Moses Mendelssohn and culture changes in Jewish communities
in the Enlightenment Kaufman I. (Russian Federation)
Мозес Мендельсон и генезис культуры еврейских общин в эпоху Просвещения Кауфман И. С. (Российская Федерация)
Кауфман Игорь Самуилович /Kaufman Igor - кандидат философских наук, доцент,
Институт философии,
Санкт-Петербургский государственный университет, г. Санкт-Петербург
Аннотация: в статье рассматривается проблема влияния философии М. Мендельсона на социокультурные изменения в еврейских общинах Германии и Центральной Европы в 18 столетии. Также специально изучаются современные историографические дискуссии о взаимосвязи взглядов М. Мендельсона и еврейского Просвещения (Гаскалы).
Abstract: in my article I discuss the issue concerning influence of Moses Mendelssohn’s philosophy on social and cultural transformations in Jewish communities in Germany and the Central Europe. I also deal with some recent historiographical debates and strategies to study connections between Mendelssohn’s ideas and the Jewish Enlightenment (Haskala).
Ключевые слова: философия М. Мендельсона, еврейская история Нового времени, еврейское Просвещение, Гаскала.
Keywords: Moses Mendelssohn’s philosophy, Early Modern Jewish History, Jewish Enlightenment, Haskala.
Философское учение немецко-еврейского мыслителя Мозеса (Моисея) Мендельсона до сих пор остается малоизученным русскими историками философии. Практически все существующие упоминания и краткие изложения его взглядов связаны с его оценкой как одного из представителей школы Лейбница-Вольфа и как одного из достаточно многих авторов предкантианской философии немецкого Просвещения. Правда, в последние годы появились переводы некоторых работ Мендельсона: так, перевод трех небольших сочинений о значении Просвещении вышел в «Кантовском сборнике» в 2011 г (переведены статьи «Что значит просвещать?», «О наилучшей государственной конституции», «Следует ли противодействовать распространяющемуся мечтательству сатирой или публичными отношениями?») [1]. Также в этом же журнале была переведена переписка И. Канта и Мендельсона (до этого существовали только переводы двух писем Канта Мендельсону) [2].
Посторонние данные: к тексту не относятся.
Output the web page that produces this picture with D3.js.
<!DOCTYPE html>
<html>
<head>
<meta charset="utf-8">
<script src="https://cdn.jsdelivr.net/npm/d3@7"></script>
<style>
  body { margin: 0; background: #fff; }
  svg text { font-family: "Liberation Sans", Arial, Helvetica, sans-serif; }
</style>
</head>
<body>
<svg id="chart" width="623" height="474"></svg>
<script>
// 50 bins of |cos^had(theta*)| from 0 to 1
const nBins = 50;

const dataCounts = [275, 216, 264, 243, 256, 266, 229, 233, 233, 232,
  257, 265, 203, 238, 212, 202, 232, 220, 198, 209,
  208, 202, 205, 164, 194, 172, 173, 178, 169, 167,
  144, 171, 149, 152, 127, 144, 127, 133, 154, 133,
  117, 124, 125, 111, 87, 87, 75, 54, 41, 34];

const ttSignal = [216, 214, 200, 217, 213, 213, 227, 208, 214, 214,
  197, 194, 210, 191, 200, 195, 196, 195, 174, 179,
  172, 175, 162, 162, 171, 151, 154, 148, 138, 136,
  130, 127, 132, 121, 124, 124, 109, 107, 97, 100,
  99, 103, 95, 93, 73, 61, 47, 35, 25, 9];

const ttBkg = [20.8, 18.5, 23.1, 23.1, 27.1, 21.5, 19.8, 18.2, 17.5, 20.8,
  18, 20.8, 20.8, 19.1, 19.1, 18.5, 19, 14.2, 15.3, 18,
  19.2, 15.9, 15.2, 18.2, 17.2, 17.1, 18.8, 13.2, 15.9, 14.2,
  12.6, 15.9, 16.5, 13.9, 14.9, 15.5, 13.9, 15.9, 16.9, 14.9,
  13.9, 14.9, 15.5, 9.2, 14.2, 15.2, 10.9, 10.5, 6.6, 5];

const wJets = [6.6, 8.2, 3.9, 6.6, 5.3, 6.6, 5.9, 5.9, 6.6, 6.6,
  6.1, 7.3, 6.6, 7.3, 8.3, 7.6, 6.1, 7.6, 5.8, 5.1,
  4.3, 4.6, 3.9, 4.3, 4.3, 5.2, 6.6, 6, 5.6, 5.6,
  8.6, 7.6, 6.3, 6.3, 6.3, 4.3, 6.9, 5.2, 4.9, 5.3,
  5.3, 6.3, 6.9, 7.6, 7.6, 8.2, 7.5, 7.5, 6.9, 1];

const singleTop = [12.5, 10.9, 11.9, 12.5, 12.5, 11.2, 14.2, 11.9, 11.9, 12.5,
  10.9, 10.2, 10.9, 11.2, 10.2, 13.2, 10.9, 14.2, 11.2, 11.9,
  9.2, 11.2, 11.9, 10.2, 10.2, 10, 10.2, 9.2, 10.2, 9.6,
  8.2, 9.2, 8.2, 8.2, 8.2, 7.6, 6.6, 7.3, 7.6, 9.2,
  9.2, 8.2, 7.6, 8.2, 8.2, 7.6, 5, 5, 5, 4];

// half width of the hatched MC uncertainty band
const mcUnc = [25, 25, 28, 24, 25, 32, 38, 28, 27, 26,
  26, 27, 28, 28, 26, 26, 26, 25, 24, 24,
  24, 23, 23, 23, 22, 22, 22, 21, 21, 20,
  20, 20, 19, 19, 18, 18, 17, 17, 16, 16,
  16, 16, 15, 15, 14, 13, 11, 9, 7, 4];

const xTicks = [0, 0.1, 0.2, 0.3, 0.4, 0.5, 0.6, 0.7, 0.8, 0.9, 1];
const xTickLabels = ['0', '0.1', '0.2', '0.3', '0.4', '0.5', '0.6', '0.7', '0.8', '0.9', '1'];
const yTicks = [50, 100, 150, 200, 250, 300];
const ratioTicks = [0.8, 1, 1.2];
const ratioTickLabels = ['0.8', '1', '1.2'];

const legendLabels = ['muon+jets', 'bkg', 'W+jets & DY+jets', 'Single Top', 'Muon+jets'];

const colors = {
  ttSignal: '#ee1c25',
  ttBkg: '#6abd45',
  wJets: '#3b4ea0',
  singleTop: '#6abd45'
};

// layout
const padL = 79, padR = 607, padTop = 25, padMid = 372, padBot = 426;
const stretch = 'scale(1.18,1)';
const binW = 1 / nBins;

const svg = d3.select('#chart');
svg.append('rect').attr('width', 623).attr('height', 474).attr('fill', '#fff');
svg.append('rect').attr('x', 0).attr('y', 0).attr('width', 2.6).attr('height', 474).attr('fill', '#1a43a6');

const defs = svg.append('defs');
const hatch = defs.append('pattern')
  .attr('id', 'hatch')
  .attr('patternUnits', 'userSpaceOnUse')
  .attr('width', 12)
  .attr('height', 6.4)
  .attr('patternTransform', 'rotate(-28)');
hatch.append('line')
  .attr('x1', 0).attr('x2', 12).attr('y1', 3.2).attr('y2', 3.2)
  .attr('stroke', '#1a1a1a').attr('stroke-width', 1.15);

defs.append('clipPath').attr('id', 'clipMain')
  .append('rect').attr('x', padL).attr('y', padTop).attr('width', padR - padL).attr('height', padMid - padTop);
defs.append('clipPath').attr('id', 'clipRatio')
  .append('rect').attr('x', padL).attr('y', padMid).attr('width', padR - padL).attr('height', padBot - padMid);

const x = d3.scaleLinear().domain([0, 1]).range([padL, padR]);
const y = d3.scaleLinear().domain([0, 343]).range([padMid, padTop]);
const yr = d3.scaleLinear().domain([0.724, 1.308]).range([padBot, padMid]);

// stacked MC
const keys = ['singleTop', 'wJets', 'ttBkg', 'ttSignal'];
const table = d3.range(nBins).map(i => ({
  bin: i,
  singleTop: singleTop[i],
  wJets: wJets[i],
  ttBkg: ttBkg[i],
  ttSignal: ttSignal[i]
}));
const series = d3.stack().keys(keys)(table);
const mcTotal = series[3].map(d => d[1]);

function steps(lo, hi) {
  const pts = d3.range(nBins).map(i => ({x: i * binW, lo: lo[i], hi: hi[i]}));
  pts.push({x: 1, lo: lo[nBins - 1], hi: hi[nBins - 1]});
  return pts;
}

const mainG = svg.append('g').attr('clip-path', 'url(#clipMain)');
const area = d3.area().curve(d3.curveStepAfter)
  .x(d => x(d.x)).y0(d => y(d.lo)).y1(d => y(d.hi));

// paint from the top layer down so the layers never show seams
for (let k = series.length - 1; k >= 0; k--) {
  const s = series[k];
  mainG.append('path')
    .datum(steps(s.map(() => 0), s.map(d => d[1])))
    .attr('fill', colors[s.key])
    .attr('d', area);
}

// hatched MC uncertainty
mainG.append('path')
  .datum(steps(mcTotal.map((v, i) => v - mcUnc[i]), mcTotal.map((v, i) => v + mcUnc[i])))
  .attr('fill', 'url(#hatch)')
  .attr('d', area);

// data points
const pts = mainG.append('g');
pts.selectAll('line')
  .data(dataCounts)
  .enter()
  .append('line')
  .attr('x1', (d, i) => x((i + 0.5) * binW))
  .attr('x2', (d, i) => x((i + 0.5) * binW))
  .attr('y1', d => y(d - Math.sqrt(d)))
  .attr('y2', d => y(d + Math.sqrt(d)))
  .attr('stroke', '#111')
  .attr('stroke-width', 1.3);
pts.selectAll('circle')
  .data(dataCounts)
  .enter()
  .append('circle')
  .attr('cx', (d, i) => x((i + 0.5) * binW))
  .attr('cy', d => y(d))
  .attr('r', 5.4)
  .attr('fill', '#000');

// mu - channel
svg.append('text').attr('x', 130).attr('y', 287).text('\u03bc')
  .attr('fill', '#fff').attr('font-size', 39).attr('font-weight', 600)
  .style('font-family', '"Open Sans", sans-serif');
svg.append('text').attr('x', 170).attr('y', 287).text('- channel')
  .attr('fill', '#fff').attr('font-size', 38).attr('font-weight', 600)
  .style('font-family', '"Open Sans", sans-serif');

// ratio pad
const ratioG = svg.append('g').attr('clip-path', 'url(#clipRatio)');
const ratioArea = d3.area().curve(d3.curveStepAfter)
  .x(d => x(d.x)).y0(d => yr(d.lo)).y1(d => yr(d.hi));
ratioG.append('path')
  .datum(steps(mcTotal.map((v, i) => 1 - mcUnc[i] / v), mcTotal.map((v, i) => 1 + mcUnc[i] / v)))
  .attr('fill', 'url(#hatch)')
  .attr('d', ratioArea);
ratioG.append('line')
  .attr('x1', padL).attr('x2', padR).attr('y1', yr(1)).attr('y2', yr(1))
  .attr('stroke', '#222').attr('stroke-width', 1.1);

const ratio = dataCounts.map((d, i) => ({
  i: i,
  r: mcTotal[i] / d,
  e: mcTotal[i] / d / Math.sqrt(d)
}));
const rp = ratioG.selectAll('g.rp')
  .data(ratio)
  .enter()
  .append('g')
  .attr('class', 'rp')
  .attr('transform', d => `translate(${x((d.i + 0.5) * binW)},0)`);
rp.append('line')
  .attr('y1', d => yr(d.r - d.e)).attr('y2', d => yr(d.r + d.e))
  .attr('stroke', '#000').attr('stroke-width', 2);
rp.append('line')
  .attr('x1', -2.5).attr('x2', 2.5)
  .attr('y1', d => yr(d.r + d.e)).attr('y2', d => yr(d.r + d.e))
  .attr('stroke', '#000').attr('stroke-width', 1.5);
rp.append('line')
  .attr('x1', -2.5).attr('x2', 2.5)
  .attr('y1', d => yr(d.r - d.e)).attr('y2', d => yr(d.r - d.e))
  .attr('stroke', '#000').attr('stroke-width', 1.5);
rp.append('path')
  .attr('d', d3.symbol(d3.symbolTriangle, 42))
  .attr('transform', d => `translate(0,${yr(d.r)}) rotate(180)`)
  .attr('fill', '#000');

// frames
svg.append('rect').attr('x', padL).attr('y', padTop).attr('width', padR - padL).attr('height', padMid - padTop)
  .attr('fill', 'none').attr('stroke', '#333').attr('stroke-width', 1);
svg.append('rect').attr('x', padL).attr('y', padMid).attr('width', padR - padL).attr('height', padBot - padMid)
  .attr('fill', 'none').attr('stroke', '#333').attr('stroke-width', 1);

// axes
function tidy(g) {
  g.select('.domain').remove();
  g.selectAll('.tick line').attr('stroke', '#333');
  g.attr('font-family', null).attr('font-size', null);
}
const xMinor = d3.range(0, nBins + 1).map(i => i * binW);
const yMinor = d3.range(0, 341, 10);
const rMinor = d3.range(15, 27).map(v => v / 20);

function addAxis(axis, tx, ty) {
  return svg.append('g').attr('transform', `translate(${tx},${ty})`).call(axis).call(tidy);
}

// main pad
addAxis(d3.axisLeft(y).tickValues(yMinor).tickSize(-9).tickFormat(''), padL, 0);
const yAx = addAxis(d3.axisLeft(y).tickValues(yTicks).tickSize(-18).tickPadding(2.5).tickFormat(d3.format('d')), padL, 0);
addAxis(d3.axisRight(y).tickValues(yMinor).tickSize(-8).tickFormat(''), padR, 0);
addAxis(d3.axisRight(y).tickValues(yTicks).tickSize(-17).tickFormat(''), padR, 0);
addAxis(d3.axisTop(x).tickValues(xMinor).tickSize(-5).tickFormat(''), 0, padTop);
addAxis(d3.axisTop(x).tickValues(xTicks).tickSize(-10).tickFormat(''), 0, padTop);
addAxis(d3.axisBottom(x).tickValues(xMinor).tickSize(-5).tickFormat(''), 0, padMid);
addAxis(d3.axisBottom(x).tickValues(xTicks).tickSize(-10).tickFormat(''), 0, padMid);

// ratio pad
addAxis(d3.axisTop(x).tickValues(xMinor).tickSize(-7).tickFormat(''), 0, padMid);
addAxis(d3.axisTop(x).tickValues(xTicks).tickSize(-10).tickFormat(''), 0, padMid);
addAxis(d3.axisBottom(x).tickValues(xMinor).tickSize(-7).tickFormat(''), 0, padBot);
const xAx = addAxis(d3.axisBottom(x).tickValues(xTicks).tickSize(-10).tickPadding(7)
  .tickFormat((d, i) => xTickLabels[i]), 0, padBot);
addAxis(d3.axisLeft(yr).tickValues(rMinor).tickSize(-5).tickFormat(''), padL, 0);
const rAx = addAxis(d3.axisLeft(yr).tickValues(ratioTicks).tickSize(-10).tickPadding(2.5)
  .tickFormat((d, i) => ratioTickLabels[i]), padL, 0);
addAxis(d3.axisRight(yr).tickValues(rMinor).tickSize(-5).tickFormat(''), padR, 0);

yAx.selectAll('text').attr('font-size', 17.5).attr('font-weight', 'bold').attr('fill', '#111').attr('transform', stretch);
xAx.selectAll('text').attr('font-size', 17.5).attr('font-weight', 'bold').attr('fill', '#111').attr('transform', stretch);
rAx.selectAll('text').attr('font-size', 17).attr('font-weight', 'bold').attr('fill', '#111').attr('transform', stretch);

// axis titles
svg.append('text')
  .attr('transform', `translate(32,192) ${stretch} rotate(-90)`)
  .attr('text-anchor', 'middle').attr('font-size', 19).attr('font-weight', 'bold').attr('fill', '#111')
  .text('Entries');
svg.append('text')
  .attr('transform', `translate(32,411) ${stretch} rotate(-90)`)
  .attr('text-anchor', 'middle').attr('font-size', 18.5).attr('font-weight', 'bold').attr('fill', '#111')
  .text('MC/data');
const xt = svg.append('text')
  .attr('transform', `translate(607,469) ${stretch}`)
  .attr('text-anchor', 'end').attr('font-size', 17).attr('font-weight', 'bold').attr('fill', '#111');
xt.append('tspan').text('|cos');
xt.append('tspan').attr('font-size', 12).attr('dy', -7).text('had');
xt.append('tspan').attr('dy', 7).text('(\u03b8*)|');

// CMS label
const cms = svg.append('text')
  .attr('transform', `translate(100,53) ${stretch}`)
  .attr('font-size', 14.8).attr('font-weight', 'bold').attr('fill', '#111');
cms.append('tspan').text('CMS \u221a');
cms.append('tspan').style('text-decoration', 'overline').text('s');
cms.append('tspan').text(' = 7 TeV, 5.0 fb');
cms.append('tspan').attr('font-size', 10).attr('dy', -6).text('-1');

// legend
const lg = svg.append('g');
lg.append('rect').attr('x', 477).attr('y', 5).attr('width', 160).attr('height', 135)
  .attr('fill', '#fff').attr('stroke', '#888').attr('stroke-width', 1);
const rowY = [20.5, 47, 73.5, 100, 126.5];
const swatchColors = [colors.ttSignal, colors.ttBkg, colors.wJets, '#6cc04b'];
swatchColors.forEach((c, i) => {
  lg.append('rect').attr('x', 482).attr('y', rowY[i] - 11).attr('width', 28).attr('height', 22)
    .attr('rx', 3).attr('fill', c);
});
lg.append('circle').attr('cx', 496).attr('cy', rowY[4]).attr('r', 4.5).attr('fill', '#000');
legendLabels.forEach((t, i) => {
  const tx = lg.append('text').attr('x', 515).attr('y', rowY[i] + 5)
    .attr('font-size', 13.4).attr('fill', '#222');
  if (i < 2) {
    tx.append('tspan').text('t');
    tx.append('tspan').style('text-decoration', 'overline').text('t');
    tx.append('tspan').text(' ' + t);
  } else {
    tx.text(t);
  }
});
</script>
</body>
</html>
Стоит отметить, что и в мировой историко-философской литературе сложилась сложная картина: с одной стороны, за последние 25-30 лет вышло порядка 20 монографий и коллективных исследований философии Мендельсона, а также несколько десятков статей. Однако большая часть посвящена изучению значения Мендельсона как еврейского мыслителя, чьи труды порождены осмыслением взаимодействия еврейской традиции и культуры Просвещения. Достаточно мало работ посвящено метафизике и теоретической философии Мендельсона (Исключением является крупное коллективное исследование: Moses Mendelssohn's Metaphysics and Aesthetics. Munk, R. ed.) [4], [9] [11] [12]. Подобное соотношение вероятно указывает на то, что значение Мендельсона для современной еврейской интеллектуальной культуры совершенно не рассматривается в качестве самоочевидного. Кроме того, особенностью большинства современных исследований является отход от традиционного взгляда, согласно которому именно Мендельсон открыл и доказал гармонию между еврейской традицией и универсализмом умеренного деистического Просвещения. Так, Д. Соркин называет данную историографию «мифом о Мендельсоне» (источником он считает Давида Фридлендера, претендовавшего на место ближайшего друга и ученика Мендельсона) и предпочитает говорить о «религиозном Просвещении» Мендельсона [16]. Последнее возникло как синтез «Андалусийской традиции» (термин Б. Септимуса) и христианской мысли Просвещения [13], [14], [15], [17].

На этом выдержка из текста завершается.